### What the task asks
Transcribe every line exactly and omit anything that is a picture.

### Source material
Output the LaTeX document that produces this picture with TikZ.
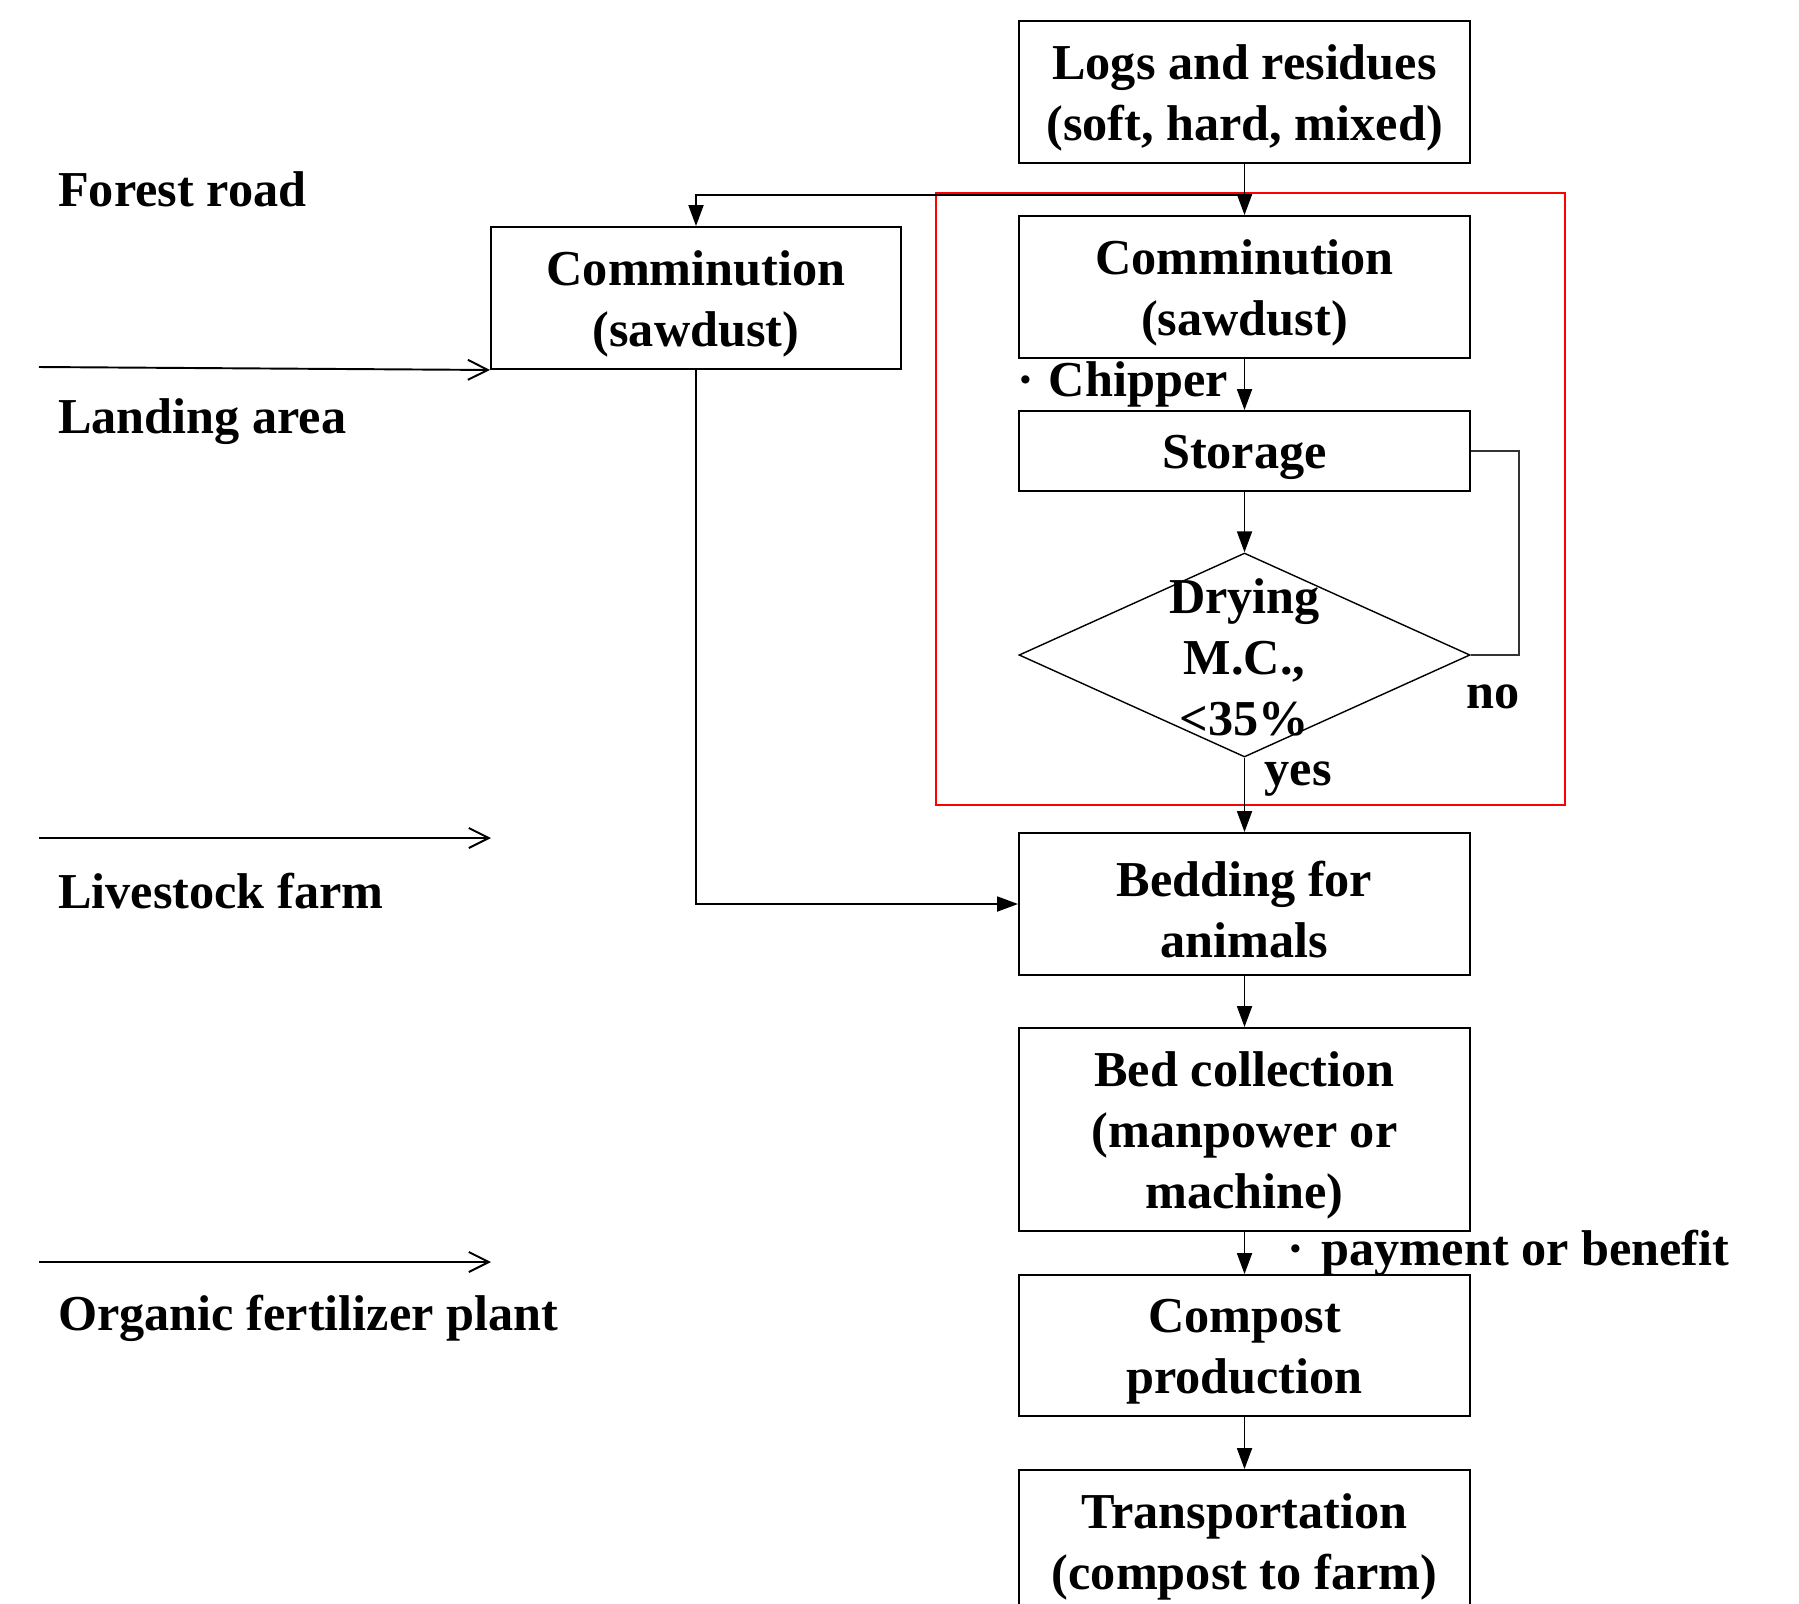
\documentclass[tikz,border=0pt]{standalone}
\usepackage{fontspec}
\setmainfont{Liberation Serif}
\usetikzlibrary{shapes.geometric,arrows.meta,positioning}

\begin{document}
\begin{tikzpicture}[
  font=\fontsize{28.6}{34.7}\selectfont\bfseries,
  box/.style={draw, line width=1.1pt, minimum width=9.02cm, minimum height=2.84cm, inner sep=0pt,
    label={[align=center, inner sep=0pt, yshift=-0.12cm]center:#1}},
  decision/.style={draw, diamond, line width=0.8pt, minimum width=9.02cm, minimum height=4.08cm, inner sep=0pt},
  flow/.style={line width=1.1pt, -{Triangle[length=0.42cm,width=0.3cm]}},
  zone/.style={line width=1.1pt, -{Straight Barb[length=0.4cm,width=0.4cm]}}]
\useasboundingbox (0,0) rectangle (35.98,-32.06);

% places on the left
\node[anchor=west] (road) at (1.04,-3.78) {Forest road};
\node[anchor=west] (landing) at (1.04,-8.43) {Landing area};
\node[anchor=west] (farm) at (1.04,-17.82) {Livestock farm};
\node[anchor=west] (plant) at (1.04,-26.37) {Organic fertilizer plant};

% main flow
\node[box={Logs and residues\\(soft, hard, mixed)}] (logs) at (24.89,-1.84) {};
\node[box={Comminution\\(sawdust)}] (comm) at (24.89,-5.74) {};
\node[box={Storage}, minimum height=1.6cm] (store) at (24.89,-9.02) {};
\node[decision] (dry) at (24.89,-13.1) {};
\node[align=center] (drytext) at ([yshift=-0.05cm]dry.center) {Drying\\M.C.,\\<35\%};
\node[box={Bedding for\\animals}] (bed) at (24.89,-18.08) {};
\node[box={Bed collection\\(manpower or\\machine)}, minimum height=4.06cm] (collect) at (24.89,-22.59) {};
\node[box={Compost\\production}, minimum height=2.82cm] (compost) at (24.89,-26.91) {};
\node[box={Transportation\\(compost to farm)}] (trans) at (24.89,-30.82) {};
\node[box={Comminution\\(sawdust)}, minimum width=8.2cm] (lcomm) at (13.92,-5.96) {};

\node (no) at (29.86,-13.94) {no};

% drying step
\draw[red, line width=1.1pt] (18.72,-3.86) rectangle (31.3,-16.1);

\coordinate (split) at (24.89,-3.9);
\draw[line width=1.1pt] (logs) -- (split);
\draw[flow] (split) -- (comm);
\draw[flow] (split) -| (lcomm);
\draw[flow] (comm) -- (store) node[midway, left=0.2cm] {·\hspace{0.3em}Chipper};
\draw[flow] (store) -- (dry);
\draw[line width=0.8pt, black!80] (store.east) -- ++(0.96,0) |- (dry.east);
\draw[flow] (dry) -- (bed) node[pos=0.29, right=0.27cm] {yes};
\draw[flow] (lcomm) |- (bed);
\draw[flow] (bed) -- (collect);
\draw[flow] (collect) -- (compost) node[midway, right=0.72cm] {·\hspace{0.35em}payment or benefit};
\draw[flow] (compost) -- (trans);

% borders between places
\coordinate (b1) at (0.78,-7.34);
\coordinate (b2) at (0.78,-16.76);
\coordinate (b2e) at (9.82,-16.76);
\coordinate (b3) at (0.78,-25.24);
\coordinate (b3e) at (9.82,-25.24);
\draw[zone] (b1) -- (lcomm.south west);
\draw[zone] (b2) -- (b2e);
\draw[zone] (b3) -- (b3e);
\end{tikzpicture}
\end{document}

### Solution to this task
Output the LaTeX document that produces this picture with TikZ.
\documentclass[tikz,border=0pt]{standalone}
\usepackage{fontspec}
\setmainfont{Liberation Serif}
\usetikzlibrary{shapes.geometric,arrows.meta,positioning}

\begin{document}
\begin{tikzpicture}[
  font=\fontsize{28.6}{34.7}\selectfont\bfseries,
  box/.style={draw, line width=1.1pt, minimum width=9.02cm, minimum height=2.84cm, inner sep=0pt,
    label={[align=center, inner sep=0pt, yshift=-0.12cm]center:#1}},
  decision/.style={draw, diamond, line width=0.8pt, minimum width=9.02cm, minimum height=4.08cm, inner sep=0pt},
  flow/.style={line width=1.1pt, -{Triangle[length=0.42cm,width=0.3cm]}},
  zone/.style={line width=1.1pt, -{Straight Barb[length=0.4cm,width=0.4cm]}}]
\useasboundingbox (0,0) rectangle (35.98,-32.06);

% places on the left
\node[anchor=west] (road) at (1.04,-3.78) {Forest road};
\node[anchor=west] (landing) at (1.04,-8.43) {Landing area};
\node[anchor=west] (farm) at (1.04,-17.82) {Livestock farm};
\node[anchor=west] (plant) at (1.04,-26.37) {Organic fertilizer plant};

% main flow
\node[box={Logs and residues\\(soft, hard, mixed)}] (logs) at (24.89,-1.84) {};
\node[box={Comminution\\(sawdust)}] (comm) at (24.89,-5.74) {};
\node[box={Storage}, minimum height=1.6cm] (store) at (24.89,-9.02) {};
\node[decision] (dry) at (24.89,-13.1) {};
\node[align=center] (drytext) at ([yshift=-0.05cm]dry.center) {Drying\\M.C.,\\<35\%};
\node[box={Bedding for\\animals}] (bed) at (24.89,-18.08) {};
\node[box={Bed collection\\(manpower or\\machine)}, minimum height=4.06cm] (collect) at (24.89,-22.59) {};
\node[box={Compost\\production}, minimum height=2.82cm] (compost) at (24.89,-26.91) {};
\node[box={Transportation\\(compost to farm)}] (trans) at (24.89,-30.82) {};
\node[box={Comminution\\(sawdust)}, minimum width=8.2cm] (lcomm) at (13.92,-5.96) {};

\node (no) at (29.86,-13.94) {no};

% drying step
\draw[red, line width=1.1pt] (18.72,-3.86) rectangle (31.3,-16.1);

\coordinate (split) at (24.89,-3.9);
\draw[line width=1.1pt] (logs) -- (split);
\draw[flow] (split) -- (comm);
\draw[flow] (split) -| (lcomm);
\draw[flow] (comm) -- (store) node[midway, left=0.2cm] {·\hspace{0.3em}Chipper};
\draw[flow] (store) -- (dry);
\draw[line width=0.8pt, black!80] (store.east) -- ++(0.96,0) |- (dry.east);
\draw[flow] (dry) -- (bed) node[pos=0.29, right=0.27cm] {yes};
\draw[flow] (lcomm) |- (bed);
\draw[flow] (bed) -- (collect);
\draw[flow] (collect) -- (compost) node[midway, right=0.72cm] {·\hspace{0.35em}payment or benefit};
\draw[flow] (compost) -- (trans);

% borders between places
\coordinate (b1) at (0.78,-7.34);
\coordinate (b2) at (0.78,-16.76);
\coordinate (b2e) at (9.82,-16.76);
\coordinate (b3) at (0.78,-25.24);
\coordinate (b3e) at (9.82,-25.24);
\draw[zone] (b1) -- (lcomm.south west);
\draw[zone] (b2) -- (b2e);
\draw[zone] (b3) -- (b3e);
\end{tikzpicture}
\end{document}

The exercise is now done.